Upon hearing the story, the children agree to help him retrieve his leg. After teaching the children how to fly and being granted flying licenses from three flight commission beetles, they set off towards the sky. After evading some of the mischievous Weather Makers, they reach Sandman, a wizard whose job is to make children fall asleep. Explaining the situation to him, he agrees to take them to the Night Fairy's castle in a coach pulled by butterflies. After evading the Makers again and getting their coach unstuck while on Milky Way, they finally reach the castle, where a party among the Makers is taking place. Reminding the Fairy of her promise, she gives them the Great Bear to help them get to the Moon, telling them that the Makers will help them in their journey only when they show true courage against any danger.

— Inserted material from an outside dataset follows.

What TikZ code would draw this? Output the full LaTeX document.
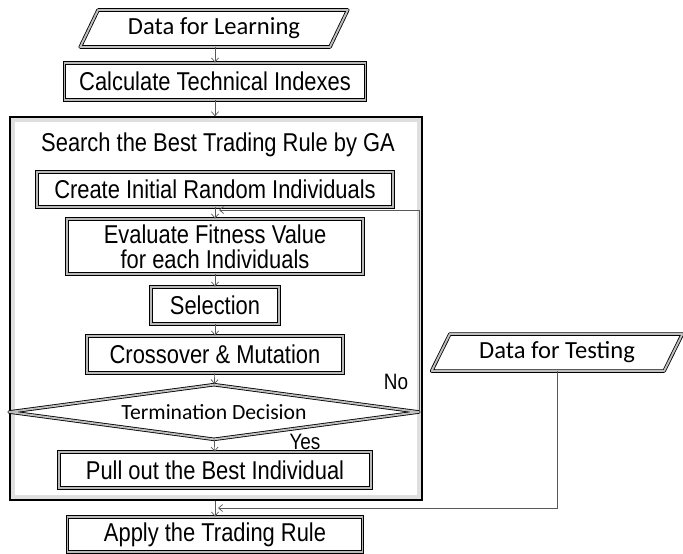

Reaching the Moon, they go through the Christmas Kingdom and Easter Nest to find some food for the Bear, before continuing on their journey. After fending off some hostile wolves, they arrive at a cannon which shoots Peter, Annabelle and Mr. Buzzworthy to the top of the mountain, where the tree with the beetle's leg stands. They encounter the Moon Man himself, and the Makers come to the children's aid, eventually defeating him by freezing him. Peter removes the leg from the tree and attaches it back to Mr. Buzzworthy, who is now overjoyed at having his long-lost leg back. When the sun rises, the ice from the Moon Man melts and he tries to attack them, but they escape him by flying into a chimney that wakes them up, revealing it all to be a dream. After their mother (who looks similar to the Night Fairy) checks on them, they find a beetle resting on their windowsill, who has all of his six legs. The beetle then flies away, while Peter and Annabelle wonder if they will ever fly with him again.

== Cast ==

| Character | Germany Original German | UK English dub |
|---|---|---|
| Peter | André Schmidtsdorf | Kristopher Milnes (credited as Christopher Milnes) |
| Annabelle | Nathalie del Castillo | Becky Smith |
| Mr. Buzzworthy | Manfred Lichtenfeld | Peter Whitman |
| Sandman | Friedrich W. Bauschulte | Peter Hawkins |
| Night Fairy / Mother | Dagmar Heller | Liza Ross |
| Mother Cloud | Doris Jensen | Eve Karpf |
| Gingerbread Man | Willi Röbke | Stephen Tate |
| Storm Giant | Fritz von Hardenberg | William Roberts |
| Moon Man | Wolfgang Hess | Douglas Blackwell |
| Butterfly | Unknown | Julia Brahms (credited as Julia Brams) |
| Father Christmas | Walter Reichelt | John Bull |
| Sun Fairy | Nathalie del Castillo | Unknown |
| Rain Man | Udo Wachtveitl | Unknown |
| Milky Way Man | Michael Habeck | Unknown |
| Lightning Maker | Monika John | Unknown |
| Thunder Maker | Manfred Erdmann | Unknown |
| Wind Maker | Martina Dunker | Unknown |
| Water Man | Arne Elsholtz | Unknown |
| Max the Ice Maker | Pascal Breuer | Unknown |

== Release ==
An 80-minute cut of the film was initially widely released as a full-length feature and a five-part miniseries. The uncut version first aired in December 1992 on ZDF.